[Requirement]: Quote from the first line below through the line that contains "-2.4, -1.9, -1.4]", both included, and leave the pictures out.

Start

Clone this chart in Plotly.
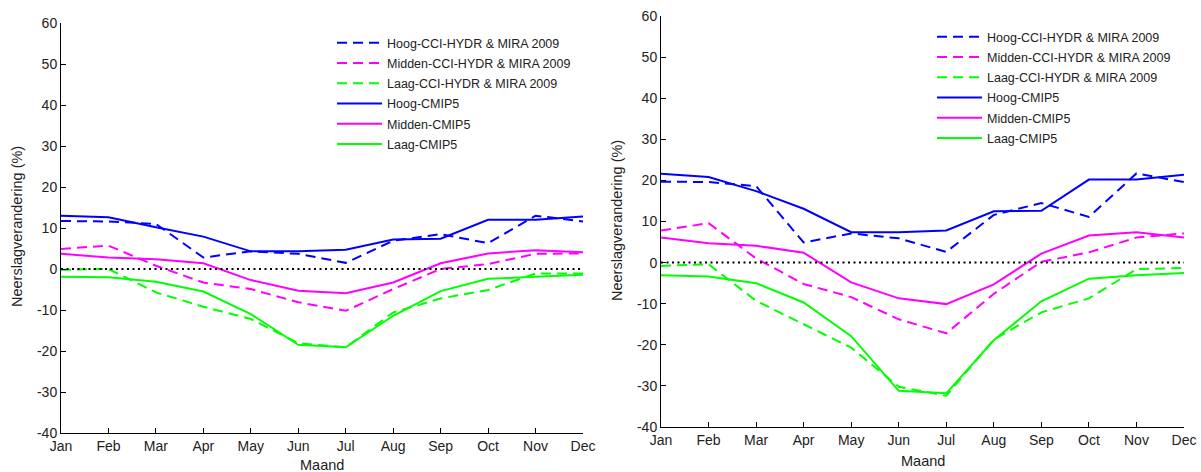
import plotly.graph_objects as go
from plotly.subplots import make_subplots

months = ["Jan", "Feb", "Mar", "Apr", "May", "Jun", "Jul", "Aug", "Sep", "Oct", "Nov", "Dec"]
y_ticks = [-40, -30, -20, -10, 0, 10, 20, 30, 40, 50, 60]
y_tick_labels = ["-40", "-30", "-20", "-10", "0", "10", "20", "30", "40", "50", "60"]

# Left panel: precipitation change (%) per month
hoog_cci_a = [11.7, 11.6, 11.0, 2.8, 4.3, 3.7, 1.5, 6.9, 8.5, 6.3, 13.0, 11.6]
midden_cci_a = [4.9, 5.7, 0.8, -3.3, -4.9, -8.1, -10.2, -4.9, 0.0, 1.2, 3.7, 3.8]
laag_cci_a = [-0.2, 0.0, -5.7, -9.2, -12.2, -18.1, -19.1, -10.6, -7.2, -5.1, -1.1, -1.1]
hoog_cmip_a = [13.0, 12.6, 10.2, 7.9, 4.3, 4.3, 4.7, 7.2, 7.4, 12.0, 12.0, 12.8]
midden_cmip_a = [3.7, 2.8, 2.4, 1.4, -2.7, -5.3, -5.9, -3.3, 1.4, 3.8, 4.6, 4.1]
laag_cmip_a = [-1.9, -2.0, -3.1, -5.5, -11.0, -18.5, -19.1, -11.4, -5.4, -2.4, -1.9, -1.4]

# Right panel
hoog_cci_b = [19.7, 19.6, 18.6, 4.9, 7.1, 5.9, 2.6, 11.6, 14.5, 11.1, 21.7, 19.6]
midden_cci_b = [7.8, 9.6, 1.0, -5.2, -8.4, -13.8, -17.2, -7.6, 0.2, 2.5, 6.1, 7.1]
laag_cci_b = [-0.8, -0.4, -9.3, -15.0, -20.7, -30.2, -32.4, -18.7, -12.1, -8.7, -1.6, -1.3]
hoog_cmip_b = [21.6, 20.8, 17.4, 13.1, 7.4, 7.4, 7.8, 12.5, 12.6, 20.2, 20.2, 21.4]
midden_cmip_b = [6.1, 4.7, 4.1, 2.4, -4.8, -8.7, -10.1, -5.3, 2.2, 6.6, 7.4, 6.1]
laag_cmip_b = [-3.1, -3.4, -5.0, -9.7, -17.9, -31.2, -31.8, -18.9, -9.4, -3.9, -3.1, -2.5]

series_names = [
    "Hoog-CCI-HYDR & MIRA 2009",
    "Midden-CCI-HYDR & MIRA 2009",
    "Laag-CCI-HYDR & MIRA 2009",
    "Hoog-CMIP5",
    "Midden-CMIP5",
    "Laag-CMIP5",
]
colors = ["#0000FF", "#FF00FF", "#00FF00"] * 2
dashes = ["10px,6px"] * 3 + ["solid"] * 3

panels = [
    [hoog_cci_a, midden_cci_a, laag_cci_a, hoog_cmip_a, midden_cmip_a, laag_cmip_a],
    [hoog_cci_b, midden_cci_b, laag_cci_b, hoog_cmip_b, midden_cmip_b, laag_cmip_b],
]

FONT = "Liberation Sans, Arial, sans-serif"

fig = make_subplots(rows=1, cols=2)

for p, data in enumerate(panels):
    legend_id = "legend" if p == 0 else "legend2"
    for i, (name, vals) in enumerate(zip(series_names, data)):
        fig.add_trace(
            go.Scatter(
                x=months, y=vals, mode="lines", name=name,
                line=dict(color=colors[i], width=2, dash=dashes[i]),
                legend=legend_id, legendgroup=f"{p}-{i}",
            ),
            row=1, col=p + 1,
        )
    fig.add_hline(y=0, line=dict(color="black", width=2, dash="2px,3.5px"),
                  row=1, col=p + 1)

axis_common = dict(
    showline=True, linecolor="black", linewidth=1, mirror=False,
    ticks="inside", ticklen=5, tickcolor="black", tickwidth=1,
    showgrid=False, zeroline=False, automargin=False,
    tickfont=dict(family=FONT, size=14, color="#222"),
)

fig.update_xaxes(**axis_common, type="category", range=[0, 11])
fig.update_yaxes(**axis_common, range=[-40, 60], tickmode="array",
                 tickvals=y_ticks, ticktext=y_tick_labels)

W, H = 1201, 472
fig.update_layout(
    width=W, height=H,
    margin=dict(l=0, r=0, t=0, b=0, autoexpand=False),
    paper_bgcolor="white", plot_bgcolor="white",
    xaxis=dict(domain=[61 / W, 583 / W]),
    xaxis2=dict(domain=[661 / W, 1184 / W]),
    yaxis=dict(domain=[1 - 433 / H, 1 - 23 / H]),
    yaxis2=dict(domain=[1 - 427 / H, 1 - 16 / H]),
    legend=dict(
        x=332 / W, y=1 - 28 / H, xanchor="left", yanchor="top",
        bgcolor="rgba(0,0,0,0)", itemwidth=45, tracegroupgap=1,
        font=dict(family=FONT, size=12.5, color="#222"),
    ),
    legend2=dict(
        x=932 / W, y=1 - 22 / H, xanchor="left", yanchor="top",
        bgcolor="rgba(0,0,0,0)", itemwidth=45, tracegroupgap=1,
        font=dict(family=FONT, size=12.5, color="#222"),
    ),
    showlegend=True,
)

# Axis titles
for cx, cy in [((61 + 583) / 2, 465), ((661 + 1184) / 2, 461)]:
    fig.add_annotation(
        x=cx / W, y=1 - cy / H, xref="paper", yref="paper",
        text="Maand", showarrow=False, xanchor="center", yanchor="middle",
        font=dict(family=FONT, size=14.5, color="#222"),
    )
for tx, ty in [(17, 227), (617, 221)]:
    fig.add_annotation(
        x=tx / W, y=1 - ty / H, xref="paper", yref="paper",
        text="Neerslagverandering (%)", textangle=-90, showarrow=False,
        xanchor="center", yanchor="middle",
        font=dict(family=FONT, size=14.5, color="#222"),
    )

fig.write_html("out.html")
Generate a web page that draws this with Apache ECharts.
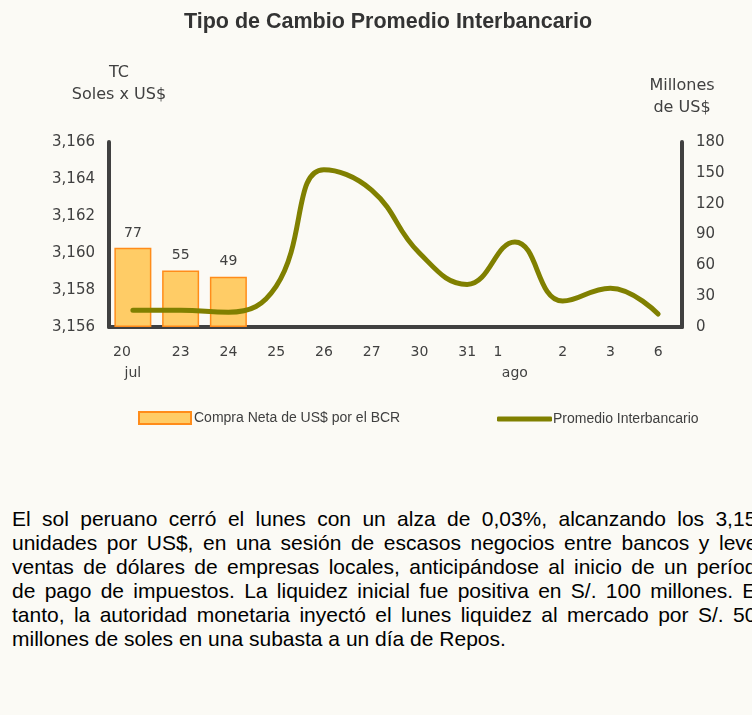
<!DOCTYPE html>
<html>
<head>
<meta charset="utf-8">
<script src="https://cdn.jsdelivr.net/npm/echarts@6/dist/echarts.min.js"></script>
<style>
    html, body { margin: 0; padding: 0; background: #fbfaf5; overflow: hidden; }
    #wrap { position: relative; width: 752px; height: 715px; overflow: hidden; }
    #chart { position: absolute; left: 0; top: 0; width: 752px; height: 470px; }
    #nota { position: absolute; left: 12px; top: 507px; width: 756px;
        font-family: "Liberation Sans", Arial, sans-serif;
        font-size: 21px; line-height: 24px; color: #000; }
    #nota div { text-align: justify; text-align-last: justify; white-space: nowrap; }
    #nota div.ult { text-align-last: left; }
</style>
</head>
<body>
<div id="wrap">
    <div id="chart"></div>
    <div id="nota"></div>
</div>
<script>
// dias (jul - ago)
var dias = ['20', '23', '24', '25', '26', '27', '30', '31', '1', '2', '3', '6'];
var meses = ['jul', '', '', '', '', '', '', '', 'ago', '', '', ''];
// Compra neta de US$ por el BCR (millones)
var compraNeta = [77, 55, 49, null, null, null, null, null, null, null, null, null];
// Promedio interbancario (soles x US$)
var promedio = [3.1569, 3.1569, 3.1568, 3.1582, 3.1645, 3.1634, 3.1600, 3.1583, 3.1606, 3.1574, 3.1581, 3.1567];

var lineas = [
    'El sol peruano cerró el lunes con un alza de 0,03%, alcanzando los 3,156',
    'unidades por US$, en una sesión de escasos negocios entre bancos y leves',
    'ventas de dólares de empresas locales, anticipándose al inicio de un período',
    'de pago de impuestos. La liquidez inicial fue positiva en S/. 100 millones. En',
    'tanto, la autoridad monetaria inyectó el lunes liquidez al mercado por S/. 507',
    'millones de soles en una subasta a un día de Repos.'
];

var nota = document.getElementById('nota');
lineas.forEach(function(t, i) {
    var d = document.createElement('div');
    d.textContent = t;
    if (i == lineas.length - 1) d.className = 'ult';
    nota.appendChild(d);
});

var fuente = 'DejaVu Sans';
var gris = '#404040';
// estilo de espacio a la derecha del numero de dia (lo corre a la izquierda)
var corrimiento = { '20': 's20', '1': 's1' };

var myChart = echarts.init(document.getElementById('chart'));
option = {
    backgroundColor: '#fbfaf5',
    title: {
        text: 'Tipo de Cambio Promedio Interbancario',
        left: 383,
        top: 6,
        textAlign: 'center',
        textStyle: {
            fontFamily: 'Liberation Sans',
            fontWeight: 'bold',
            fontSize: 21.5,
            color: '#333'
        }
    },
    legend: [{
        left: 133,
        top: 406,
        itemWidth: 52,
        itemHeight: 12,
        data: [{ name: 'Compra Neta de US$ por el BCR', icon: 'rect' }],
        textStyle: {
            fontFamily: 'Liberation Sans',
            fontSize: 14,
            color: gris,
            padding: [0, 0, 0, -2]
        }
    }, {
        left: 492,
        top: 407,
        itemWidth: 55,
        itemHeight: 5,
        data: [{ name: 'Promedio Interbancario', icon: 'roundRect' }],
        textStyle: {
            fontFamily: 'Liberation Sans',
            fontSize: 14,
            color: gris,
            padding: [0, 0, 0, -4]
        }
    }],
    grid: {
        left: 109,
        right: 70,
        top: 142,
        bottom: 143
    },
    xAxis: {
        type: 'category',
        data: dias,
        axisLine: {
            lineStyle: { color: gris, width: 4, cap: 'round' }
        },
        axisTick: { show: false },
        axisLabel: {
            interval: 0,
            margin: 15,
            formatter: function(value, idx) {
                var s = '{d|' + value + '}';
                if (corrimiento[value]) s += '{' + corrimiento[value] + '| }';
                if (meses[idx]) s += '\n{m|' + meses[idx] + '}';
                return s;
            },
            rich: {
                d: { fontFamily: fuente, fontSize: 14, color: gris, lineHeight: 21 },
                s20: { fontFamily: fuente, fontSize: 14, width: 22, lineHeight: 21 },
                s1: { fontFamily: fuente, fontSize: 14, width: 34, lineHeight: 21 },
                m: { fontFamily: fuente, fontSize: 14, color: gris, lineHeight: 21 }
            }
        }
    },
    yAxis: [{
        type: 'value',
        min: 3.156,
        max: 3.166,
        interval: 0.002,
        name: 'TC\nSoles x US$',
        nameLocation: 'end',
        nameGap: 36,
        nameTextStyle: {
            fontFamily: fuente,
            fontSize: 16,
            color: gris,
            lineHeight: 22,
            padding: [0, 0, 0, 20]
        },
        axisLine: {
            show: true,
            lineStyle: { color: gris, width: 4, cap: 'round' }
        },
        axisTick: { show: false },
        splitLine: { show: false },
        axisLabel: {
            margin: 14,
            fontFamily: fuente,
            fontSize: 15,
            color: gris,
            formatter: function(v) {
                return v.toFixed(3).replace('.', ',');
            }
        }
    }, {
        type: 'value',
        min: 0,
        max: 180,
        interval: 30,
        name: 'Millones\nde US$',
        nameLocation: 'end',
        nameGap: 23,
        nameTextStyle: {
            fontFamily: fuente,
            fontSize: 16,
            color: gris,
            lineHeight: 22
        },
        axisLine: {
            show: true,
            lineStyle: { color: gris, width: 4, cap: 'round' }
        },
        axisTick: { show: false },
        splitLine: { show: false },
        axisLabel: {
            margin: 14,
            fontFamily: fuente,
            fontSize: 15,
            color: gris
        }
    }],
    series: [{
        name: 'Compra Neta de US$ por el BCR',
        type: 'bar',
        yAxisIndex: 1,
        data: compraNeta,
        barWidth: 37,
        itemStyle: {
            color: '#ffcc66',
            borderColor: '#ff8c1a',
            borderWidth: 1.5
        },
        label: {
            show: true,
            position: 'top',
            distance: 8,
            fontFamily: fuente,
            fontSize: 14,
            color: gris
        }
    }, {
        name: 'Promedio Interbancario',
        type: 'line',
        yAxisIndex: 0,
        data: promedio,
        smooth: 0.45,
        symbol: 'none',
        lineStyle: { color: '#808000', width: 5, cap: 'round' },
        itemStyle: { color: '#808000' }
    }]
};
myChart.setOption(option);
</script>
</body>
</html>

End

[Solution]:
Clone this chart in Plotly.
import plotly.graph_objects as go
from plotly.subplots import make_subplots

months = ["Jan", "Feb", "Mar", "Apr", "May", "Jun", "Jul", "Aug", "Sep", "Oct", "Nov", "Dec"]
y_ticks = [-40, -30, -20, -10, 0, 10, 20, 30, 40, 50, 60]
y_tick_labels = ["-40", "-30", "-20", "-10", "0", "10", "20", "30", "40", "50", "60"]

# Left panel: precipitation change (%) per month
hoog_cci_a = [11.7, 11.6, 11.0, 2.8, 4.3, 3.7, 1.5, 6.9, 8.5, 6.3, 13.0, 11.6]
midden_cci_a = [4.9, 5.7, 0.8, -3.3, -4.9, -8.1, -10.2, -4.9, 0.0, 1.2, 3.7, 3.8]
laag_cci_a = [-0.2, 0.0, -5.7, -9.2, -12.2, -18.1, -19.1, -10.6, -7.2, -5.1, -1.1, -1.1]
hoog_cmip_a = [13.0, 12.6, 10.2, 7.9, 4.3, 4.3, 4.7, 7.2, 7.4, 12.0, 12.0, 12.8]
midden_cmip_a = [3.7, 2.8, 2.4, 1.4, -2.7, -5.3, -5.9, -3.3, 1.4, 3.8, 4.6, 4.1]
laag_cmip_a = [-1.9, -2.0, -3.1, -5.5, -11.0, -18.5, -19.1, -11.4, -5.4, -2.4, -1.9, -1.4]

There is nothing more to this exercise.